We run what are called production logs-we run a tool through the well that looks at where the gas production is coming from, from which fractures that we have made in the rock. Typically today, the industry works on the basis that something like 30%, only 30%, of the fractures that we make are contributing gas to the well. We need to either use less fluid, so that we only frac the 30% that we need to frac, or get much more efficient about fracing, so that we create more fractures that are contributing. A lot of energy is going in the industry these days into reducing the amount of fluid that is required. Clearly, if you have areas where there is already a shortage of water for domestic use, for agriculture, then that is a big issue, absolutely. It is something that needs to be taken into consideration.

Q202 Dr Whitehead: Sticking with the UK, do you consider that at any stage being an issue for the UK or even parts of the UK in terms of its existing and likely future water resources for population and for agriculture, which may be diverted for gas production?

Nick Grealy: I pick up on a point Mark Miller made about comparative use. If five Olympic swimming pools sounds alarming and 3 million gallons sounds alarming, but it is literally a drop in the ocean. Four million gallons is, and the Chairman would appreciate this, the irrigation for a golf course for 28 days. That would last underground for maybe 10 years. Preece Hall, the well that you will see tomorrow, the first one, was built in a corn field. Now technically if you are worried about water displacement, although shortage of water is obviously not an issue as you will probably see tomorrow in Lancashire, irrigation for a corn field of five acres in one growing season is the same amount of water that would be used in a shale well.

Q203 Dr Whitehead: Is that over a year?

Nick Grealy: Yes. So if you really want to save water, dig up the cornfields and do a shale well.

Jonathan Craig: The only difference, I guess, is the issue of declining rates in wells, as was talked about earlier on. Obviously you need to drill a lot of wells in a shale gas field in order to keep the production levels up, so a typical shale gas field in the US might have 850 wells in it, something of that order. This is different from conventional exploration in that we are not drilling one well here, another well over here; we are drilling a lot of wells.

Q204 Chair: 850 wells for one field?

Jonathan Craig: Is not an untypical number.

Q205 Dr Whitehead: Does each of those take that amount of corn field type of water?
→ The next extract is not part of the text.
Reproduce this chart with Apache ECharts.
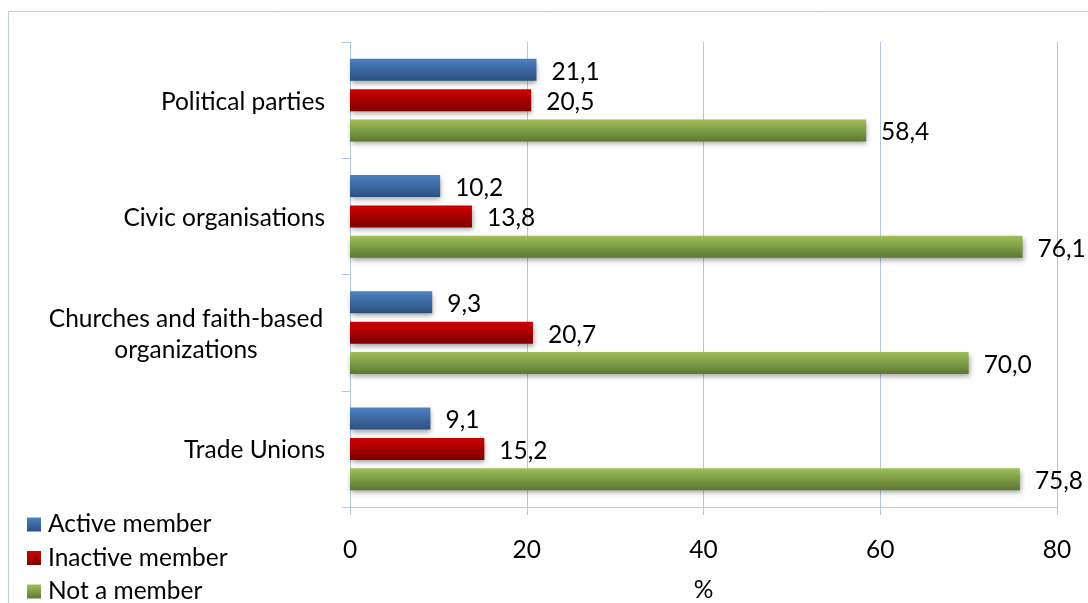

Jonathan Craig: You have to frac each well.

Q206 Dr Whitehead: That is 850 corn fields you use?

Chair: Or golf courses.

Jonathan Craig: It is not per year, you only frac the well at the start to get the production and then you move on to the next well.

Q207 Dr Whitehead: Maybe you need to refrac it?

Jonathan Craig: You might need to refrac it, but it is basically 100,000 barrels of oil per well.

Nick Grealy: Certainly people in the States have said that it is less than one half of 1% of water resources and Talisman in Quebec said that even if they had full production, they would only use one half of 1% of the total, compared to 2% for the car wash industry.

Chair: Okay. I am sorry to say we are running out of time. We might perhaps write to you with two or three more questions that we have not been able to cover this morning, but I think we are going to lose our quorum presently. Thank you very much indeed. Very interesting evidence, and we are very grateful to you for coming in.